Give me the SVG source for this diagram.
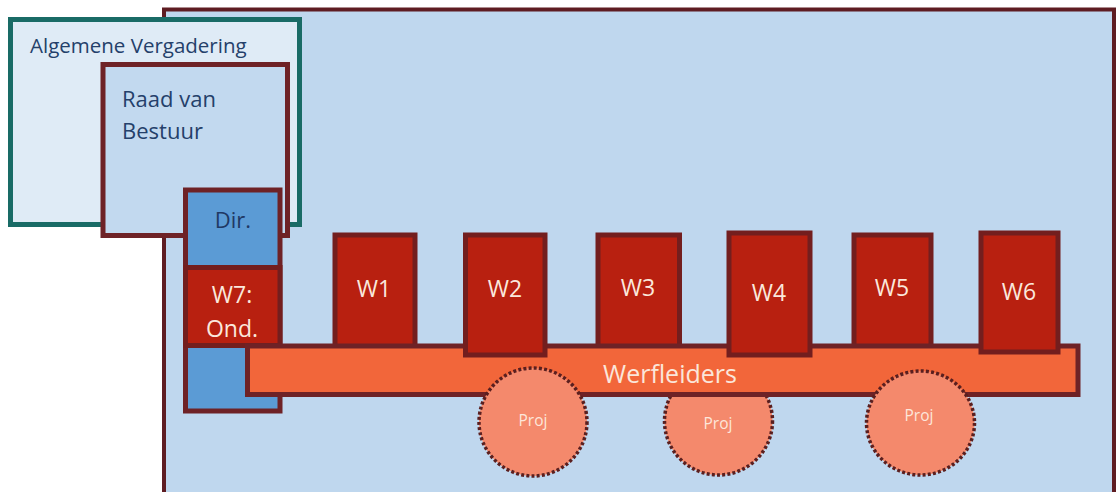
<svg xmlns="http://www.w3.org/2000/svg" width="1117" height="492" viewBox="0 0 1117 492">
<style>
.t{font-family:"Open Sans","Liberation Sans",sans-serif}
.dk{fill:#24406a}
.wb{fill:#b82010;stroke:#731e1e;stroke-width:5}
.wt{fill:#fbe8dc;font-size:23px;text-anchor:middle}
.proj{fill:#f4896c;stroke:#5a1f1f;stroke-width:3.5;stroke-dasharray:3 2.2}
.pt{fill:#fde6da;font-size:15.5px;text-anchor:middle}
</style>
<rect width="1117" height="492" fill="#ffffff"/>
<g id="organisatie">
<rect x="164" y="9.5" width="950" height="500" fill="#bfd7ee" stroke="#5e1c22" stroke-width="4"/>
</g>
<g id="algemene-vergadering">
<rect x="10.5" y="19.5" width="289" height="205" fill="#dfebf6" stroke="#196b66" stroke-width="5"/>
<text class="t dk" x="30" y="53" font-size="20.5">Algemene Vergadering</text>
</g>
<g id="raad-van-bestuur">
<rect x="103" y="64.5" width="184.5" height="171" fill="#c2d9ef" stroke="#6e2226" stroke-width="5"/>
<text class="t dk" x="122" y="107" font-size="22">Raad van</text>
<text class="t dk" x="122" y="139" font-size="22">Bestuur</text>
</g>
<g id="dir">
<rect x="185.5" y="190" width="94.5" height="221" fill="#5b9bd5" stroke="#6e2226" stroke-width="5"/>
<text class="t" x="233" y="228" font-size="22" fill="#1f3864" text-anchor="middle">Dir.</text>
</g>
<g id="w7">
<rect class="wb" x="185.5" y="267.5" width="94.5" height="78"/>
<text class="t wt" x="232" y="303">W7:</text>
<text class="t wt" x="232" y="337" font-size="22">Ond.</text>
</g>
<g id="w1">
<rect class="wb" x="335" y="235" width="80" height="112"/>
<text class="t wt" x="374" y="297">W1</text>
</g>
<g id="w3">
<rect class="wb" x="598" y="235" width="81.5" height="112"/>
<text class="t wt" x="638" y="296">W3</text>
</g>
<g id="w5">
<rect class="wb" x="854" y="235" width="77" height="112"/>
<text class="t wt" x="892" y="296">W5</text>
</g>
<g id="proj2">
<ellipse class="proj" cx="718.5" cy="421" rx="54" ry="54"/>
<text class="t pt" x="718" y="429">Proj</text>
</g>
<g id="werfleiders">
<rect x="247.5" y="346" width="830.5" height="48.5" fill="#f2663a" stroke="#6e2226" stroke-width="5"/>
<text class="t" x="670" y="383" font-size="25" fill="#fbe6da" text-anchor="middle">Werfleiders</text>
</g>
<g id="w2">
<rect class="wb" x="465.5" y="235" width="79.5" height="120"/>
<text class="t wt" x="505" y="297">W2</text>
</g>
<g id="w4">
<rect class="wb" x="729" y="233" width="81" height="122"/>
<text class="t wt" x="769" y="301">W4</text>
</g>
<g id="w6">
<rect class="wb" x="981" y="233" width="77" height="119"/>
<text class="t wt" x="1019" y="300">W6</text>
</g>
<g id="proj1">
<ellipse class="proj" cx="533" cy="422" rx="54" ry="54"/>
<text class="t pt" x="533" y="426">Proj</text>
</g>
<g id="proj3">
<ellipse class="proj" cx="920.5" cy="423" rx="54" ry="52"/>
<text class="t pt" x="919" y="421">Proj</text>
</g>
<g id="connectors"></g>
</svg>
◇ ◇ ◇ ◇
_Task_
Each line of the data should be quoted exactly, with pictures left out.

_Solution_
Give me the SVG source for this diagram.
<svg xmlns="http://www.w3.org/2000/svg" width="1117" height="492" viewBox="0 0 1117 492">
<style>
.t{font-family:"Open Sans","Liberation Sans",sans-serif}
.dk{fill:#24406a}
.wb{fill:#b82010;stroke:#731e1e;stroke-width:5}
.wt{fill:#fbe8dc;font-size:23px;text-anchor:middle}
.proj{fill:#f4896c;stroke:#5a1f1f;stroke-width:3.5;stroke-dasharray:3 2.2}
.pt{fill:#fde6da;font-size:15.5px;text-anchor:middle}
</style>
<rect width="1117" height="492" fill="#ffffff"/>
<g id="organisatie">
<rect x="164" y="9.5" width="950" height="500" fill="#bfd7ee" stroke="#5e1c22" stroke-width="4"/>
</g>
<g id="algemene-vergadering">
<rect x="10.5" y="19.5" width="289" height="205" fill="#dfebf6" stroke="#196b66" stroke-width="5"/>
<text class="t dk" x="30" y="53" font-size="20.5">Algemene Vergadering</text>
</g>
<g id="raad-van-bestuur">
<rect x="103" y="64.5" width="184.5" height="171" fill="#c2d9ef" stroke="#6e2226" stroke-width="5"/>
<text class="t dk" x="122" y="107" font-size="22">Raad van</text>
<text class="t dk" x="122" y="139" font-size="22">Bestuur</text>
</g>
<g id="dir">
<rect x="185.5" y="190" width="94.5" height="221" fill="#5b9bd5" stroke="#6e2226" stroke-width="5"/>
<text class="t" x="233" y="228" font-size="22" fill="#1f3864" text-anchor="middle">Dir.</text>
</g>
<g id="w7">
<rect class="wb" x="185.5" y="267.5" width="94.5" height="78"/>
<text class="t wt" x="232" y="303">W7:</text>
<text class="t wt" x="232" y="337" font-size="22">Ond.</text>
</g>
<g id="w1">
<rect class="wb" x="335" y="235" width="80" height="112"/>
<text class="t wt" x="374" y="297">W1</text>
</g>
<g id="w3">
<rect class="wb" x="598" y="235" width="81.5" height="112"/>
<text class="t wt" x="638" y="296">W3</text>
</g>
<g id="w5">
<rect class="wb" x="854" y="235" width="77" height="112"/>
<text class="t wt" x="892" y="296">W5</text>
</g>
<g id="proj2">
<ellipse class="proj" cx="718.5" cy="421" rx="54" ry="54"/>
<text class="t pt" x="718" y="429">Proj</text>
</g>
<g id="werfleiders">
<rect x="247.5" y="346" width="830.5" height="48.5" fill="#f2663a" stroke="#6e2226" stroke-width="5"/>
<text class="t" x="670" y="383" font-size="25" fill="#fbe6da" text-anchor="middle">Werfleiders</text>
</g>
<g id="w2">
<rect class="wb" x="465.5" y="235" width="79.5" height="120"/>
<text class="t wt" x="505" y="297">W2</text>
</g>
<g id="w4">
<rect class="wb" x="729" y="233" width="81" height="122"/>
<text class="t wt" x="769" y="301">W4</text>
</g>
<g id="w6">
<rect class="wb" x="981" y="233" width="77" height="119"/>
<text class="t wt" x="1019" y="300">W6</text>
</g>
<g id="proj1">
<ellipse class="proj" cx="533" cy="422" rx="54" ry="54"/>
<text class="t pt" x="533" y="426">Proj</text>
</g>
<g id="proj3">
<ellipse class="proj" cx="920.5" cy="423" rx="54" ry="52"/>
<text class="t pt" x="919" y="421">Proj</text>
</g>
<g id="connectors"></g>
</svg>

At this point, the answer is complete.